Why doesn’t this happen all the time? I suspect it comes down more to the individual you end up with than it does corporate policy. For all the nonsense and bureaucracy that plagues any large company, they still want to make money, and that means finding a way to appease the customer as cheaply as possible. It can (and often does) cost a company more to deal with the ramifications of telling some poor chump to get bent than it does to take care of the poor chap’s problem, most especially when it’s the company’s fault to begin with.
It’s very likely there are a number of cases where the representative’s hands are tied, and they just can’t satisfy the customer because corporate policy prevents them. I’m not even talking about where the customer is wrong or trying to game the system, I mean where the right thing should be done, but no one with enough authority is available to make it happen.
I doubt these cases happen all that often, though. From being on all sides and levels of the customer service fence, I can attest that it’s usually possible to come up with a solution, it might just involve more work than a representative cares to apply. The temptation is to put all of the fault of lousy customer service on the company: they really ought to hire better employees!

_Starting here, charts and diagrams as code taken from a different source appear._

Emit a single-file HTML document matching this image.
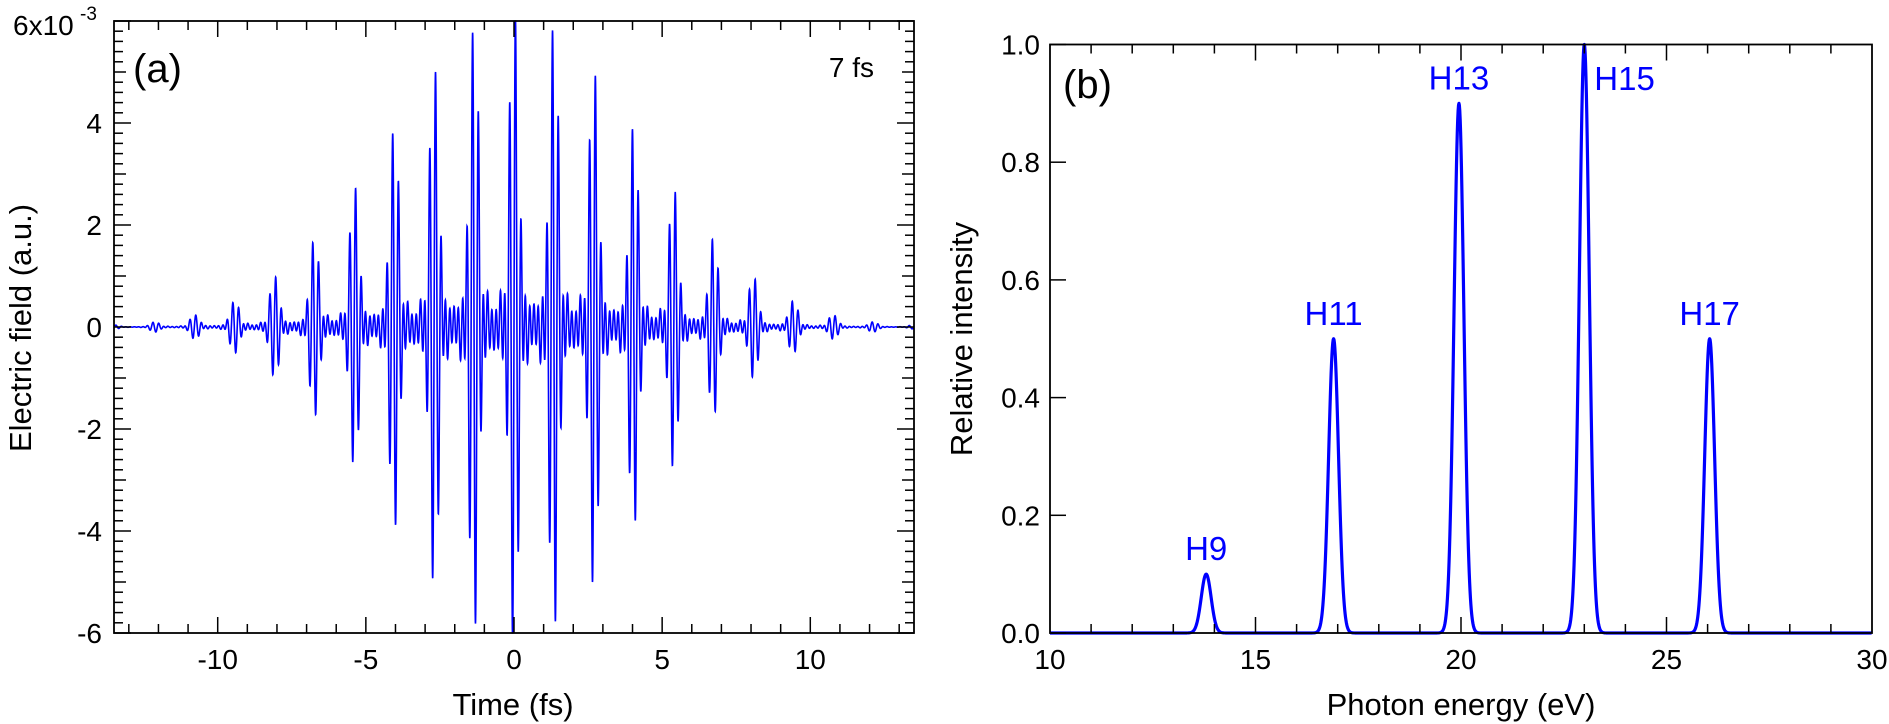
<!DOCTYPE html>
<html><head><meta charset="utf-8">
<style>
html,body{margin:0;padding:0;background:#fff;}
svg{display:block;font-family:"Liberation Sans",Arial,sans-serif;}
</style></head>
<body>
<svg id="fig" width="1889" height="724" viewBox="0 0 1889 724" xmlns="http://www.w3.org/2000/svg">
  <g id="panelA"></g>
  <g id="panelB"></g>
</svg>
<script>
// ---- data ----
const harmonicOrders = [9, 11, 13, 15, 17];
const harmonicEnergies = [13.8, 16.9, 19.95, 23.0, 26.05];
const harmonicIntensities = [0.1, 0.5, 0.9, 1.0, 0.5];
const harmonicLabels = ["H9", "H11", "H13", "H15", "H17"];
const pulseDurationFs = 7;
const peakField = 6.1e-3;
const xTicksA = [-10, -5, 0, 5, 10];
const yTicksA = [-6, -4, -2, 0, 2, 4];
const xTicksB = [10, 15, 20, 25, 30];
const yTicksB = ["0.0", "0.2", "0.4", "0.6", "0.8", "1.0"];

const NS = "http://www.w3.org/2000/svg";
function mk(parent, tag, attrs, text) {
  const el = document.createElementNS(NS, tag);
  for (const k in attrs) el.setAttribute(k, attrs[k]);
  if (text !== undefined) el.textContent = text;
  parent.appendChild(el);
  return el;
}

// ---- Panel A ----
const A = {x0: 114, x1: 914, y0: 21, y1: 633, tmin: -13.5, tmax: 13.5, emin: -6e-3, emax: 6e-3};
const xa = t => A.x0 + (t - A.tmin) / (A.tmax - A.tmin) * (A.x1 - A.x0);
const ya = e => A.y1 - (e - A.emin) / (A.emax - A.emin) * (A.y1 - A.y0);
const gA = document.getElementById('panelA');

const w0 = harmonicEnergies[3] / harmonicOrders[3];
const hbar = 0.6582;
const omega0 = w0 / hbar;
const ts = [], raw = [];
let rawMax = 0;
for (let t = A.tmin; t <= A.tmax; t += 0.004) {
  let s = 0;
  for (let i = 0; i < harmonicOrders.length; i++) {
    s += Math.sqrt(harmonicIntensities[i]) * Math.sin(harmonicOrders[i] * omega0 * t);
  }
  const env = Math.exp(-2 * Math.LN2 * t * t / (pulseDurationFs * pulseDurationFs));
  ts.push(t); raw.push(env * s);
  rawMax = Math.max(rawMax, Math.abs(env * s));
}
let d = "";
for (let k = 0; k < ts.length; k++) {
  const e = Math.max(A.emin, Math.min(A.emax, peakField * raw[k] / rawMax));
  d += (d ? "L" : "M") + xa(ts[k]).toFixed(2) + "," + ya(e).toFixed(2);
}
const wave = mk(gA, 'path', {d: d, fill: 'none', stroke: '#0000ff', 'stroke-width': 1.6});



for (let t = -13; t <= 13; t++) {
  const major = t % 5 === 0;
  const L = major ? 16 : 9;
  mk(gA, 'line', {x1: xa(t), x2: xa(t), y1: A.y1, y2: A.y1 - L, stroke: '#000', 'stroke-width': 1.5});
  mk(gA, 'line', {x1: xa(t), x2: xa(t), y1: A.y0, y2: A.y0 + L, stroke: '#000', 'stroke-width': 1.5});
}
for (let k = -30; k <= 30; k++) {
  const e = k * 0.2e-3;
  const L = (k % 10 === 0) ? 17 : (k % 5 === 0 ? 12 : 9);
  mk(gA, 'line', {x1: A.x0, x2: A.x0 + L, y1: ya(e), y2: ya(e), stroke: '#000', 'stroke-width': 1.5});
  mk(gA, 'line', {x1: A.x1, x2: A.x1 - L, y1: ya(e), y2: ya(e), stroke: '#000', 'stroke-width': 1.5});
}
const frameA = mk(gA, 'rect', {x: A.x0, y: A.y0, width: A.x1 - A.x0, height: A.y1 - A.y0, fill: 'none', stroke: '#000', 'stroke-width': 1.8});


xTicksA.forEach(t => {
  const el = mk(gA, 'text', {x: xa(t), y: 669, 'font-size': 28, 'text-anchor': 'middle'}, String(t));
  
  
});
yTicksA.forEach(v => {
  const el = mk(gA, 'text', {x: 102, y: ya(v * 1e-3) + 10, 'font-size': 28, 'text-anchor': 'end'}, String(v));
  
  
});
const topLab = mk(gA, 'text', {x: 13, y: 35, 'font-size': 28}, "6x10");


const sup = mk(gA, 'text', {x: 80, y: 20, 'font-size': 19}, "-3");


const xtA = mk(gA, 'text', {x: 513, y: 715, 'font-size': 31, 'text-anchor': 'middle'}, "Time (fs)");


const ytA = mk(gA, 'text', {x: 0, y: 0, 'font-size': 31, 'text-anchor': 'middle', transform: 'translate(31,328) rotate(-90)'}, "Electric field (a.u.)");


const pa = mk(gA, 'text', {x: 133, y: 82, 'font-size': 40}, "(a)");


const fs = mk(gA, 'text', {x: 874, y: 77, 'font-size': 28, 'text-anchor': 'end'}, "7 fs");



// ---- Panel B ----
const B = {x0: 1050, x1: 1872, y0: 44.5, y1: 633, emin: 10, emax: 30, imin: 0, imax: 1};
const xb = e => B.x0 + (e - B.emin) / (B.emax - B.emin) * (B.x1 - B.x0);
const yb = v => B.y1 - (v - B.imin) / (B.imax - B.imin) * (B.y1 - B.y0);
const gB = document.getElementById('panelB');
const sigma = 0.12;
let db = "";
for (let e = B.emin; e <= B.emax; e += 0.01) {
  let s = 0;
  for (let i = 0; i < harmonicEnergies.length; i++) {
    s += harmonicIntensities[i] * Math.exp(-((e - harmonicEnergies[i]) ** 2) / (2 * sigma * sigma));
  }
  db += (db ? "L" : "M") + xb(e).toFixed(2) + "," + yb(s).toFixed(2);
}
const spec = mk(gB, 'path', {d: db, fill: 'none', stroke: '#0000ff', 'stroke-width': 3.2, 'stroke-linejoin': 'round'});



for (let e = 11; e < 30; e++) {
  const major = e % 5 === 0;
  const L = major ? 16 : 9;
  mk(gB, 'line', {x1: xb(e), x2: xb(e), y1: B.y1, y2: B.y1 - L, stroke: '#000', 'stroke-width': 1.5});
  mk(gB, 'line', {x1: xb(e), x2: xb(e), y1: B.y0, y2: B.y0 + L, stroke: '#000', 'stroke-width': 1.5});
}
yTicksB.forEach(v => {
  const y = yb(parseFloat(v));
  mk(gB, 'line', {x1: B.x0, x2: B.x0 + 16, y1: y, y2: y, stroke: '#000', 'stroke-width': 1.5});
  const el = mk(gB, 'text', {x: 1040, y: y + 10, 'font-size': 28, 'text-anchor': 'end'}, v);
  
  
});
const frameB = mk(gB, 'rect', {x: B.x0, y: B.y0, width: B.x1 - B.x0, height: B.y1 - B.y0, fill: 'none', stroke: '#000', 'stroke-width': 1.8});


xTicksB.forEach(t => {
  const el = mk(gB, 'text', {x: xb(t), y: 669, 'font-size': 28, 'text-anchor': 'middle'}, String(t));
  
  
});
const xtB = mk(gB, 'text', {x: 1461, y: 715, 'font-size': 31, 'text-anchor': 'middle'}, "Photon energy (eV)");


const ytB = mk(gB, 'text', {x: 0, y: 0, 'font-size': 31, 'text-anchor': 'middle', transform: 'translate(972,339) rotate(-90)'}, "Relative intensity");


const pb = mk(gB, 'text', {x: 1063, y: 98, 'font-size': 40}, "(b)");


harmonicLabels.forEach((lab, i) => {
  const isTop = harmonicIntensities[i] >= 0.99;
  const x = isTop ? xb(harmonicEnergies[i]) + 10 : xb(harmonicEnergies[i]);
  const y = isTop ? 90 : yb(harmonicIntensities[i]) - 14;
  const el = mk(gB, 'text', {x: x, y: y, 'font-size': 33, fill: '#0000ff', 'text-anchor': isTop ? 'start' : 'middle'}, lab);
  
  
});
</script>
</body></html>
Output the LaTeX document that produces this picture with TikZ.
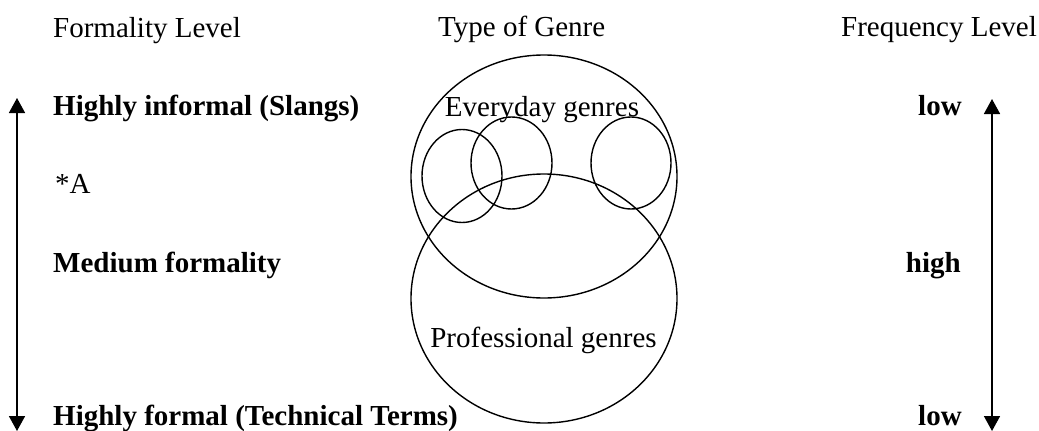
\documentclass[tikz,border=0pt]{standalone}
\usepackage{fontspec}
\setmainfont{Liberation Serif}
\usetikzlibrary{arrows.meta,shapes.geometric}
\begin{document}
\begin{tikzpicture}[x=1pt,y=-1pt,
  lbl/.style={inner sep=0pt,font=\fontsize{29}{34}\selectfont},
  blbl/.style={inner sep=0pt,font=\fontsize{29}{34}\selectfont\bfseries},
  ring/.style={draw,ellipse,line width=1.4pt,inner sep=0pt},
  scale arrow/.style={{Triangle[width=16pt,length=15pt]}-{Triangle[width=16pt,length=15pt]},line width=1.6pt}]
\useasboundingbox (0,0) rectangle (1039,431);
% headers
\node[lbl,anchor=base west] (h1) at (53,37) {Formality Level};
\node[lbl,anchor=base west] (h2) at (438,36) {Type of Genre};
\node[lbl,anchor=base east] (h3) at (1037,36) {Frequency Level};
% left labels
\node[blbl,anchor=base west] (l1) at (53,115) {Highly informal (Slangs)};
\node[lbl,anchor=base west] (l2) at (55,193) {*A};
\node[blbl,anchor=base west] (l3) at (53,272) {Medium formality};
\node[blbl,anchor=base west] (l4) at (53,425) {Highly formal (Technical Terms)};
% right labels
\node[blbl,anchor=base west] (r1) at (918,115) {low};
\node[blbl,anchor=base east] (r2) at (961,272) {high};
\node[blbl,anchor=base west] (r3) at (918,425) {low};
% ellipses
\node[ring,minimum width=266pt,minimum height=243pt] (every) at (544,176.5) {};
\node[ring,minimum width=266pt,minimum height=249pt] (prof) at (544,298.5) {};
\node[ring,minimum width=80pt,minimum height=93pt] (s1) at (462,176) {};
\node[ring,minimum width=81pt,minimum height=92pt] (s2) at (511.5,163) {};
\node[ring,minimum width=80pt,minimum height=92pt] (s3) at (631,163) {};
\node[lbl,anchor=base] (et) at (542,116) {Everyday genres};
\node[lbl,anchor=base] (pt) at (543.5,347) {Professional genres};
% arrows
\coordinate (lt) at (17,98);
\coordinate (lb) at (17,431);
\coordinate (rt) at (992,99);
\coordinate (rb) at (992,431);
\draw[scale arrow] (lb) -- (lt);
\draw[scale arrow] (rb) -- (rt);
\end{tikzpicture}
\end{document}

While this is mostly true, at what point do we hold the individual responsible for their own shoddy work ethics? For every representative at T-Mobile like the one I spoke with today, there’s very likely two or three lousy ones. T-Mobile needs to know about who is and isn’t doing their job, and they need to hold responsible those not doing what they should. But each individual should be responsible enough themselves to do what they should, anyway, don’t you think?
I would venture to say the world would be a better and more useful place if people just did their job, or, if they didn’t want to do their job, just quit. We have a God-given right to pursue happiness, not a grant of happiness where ever we might be at the moment. I don’t think those lousy representatives recognize this.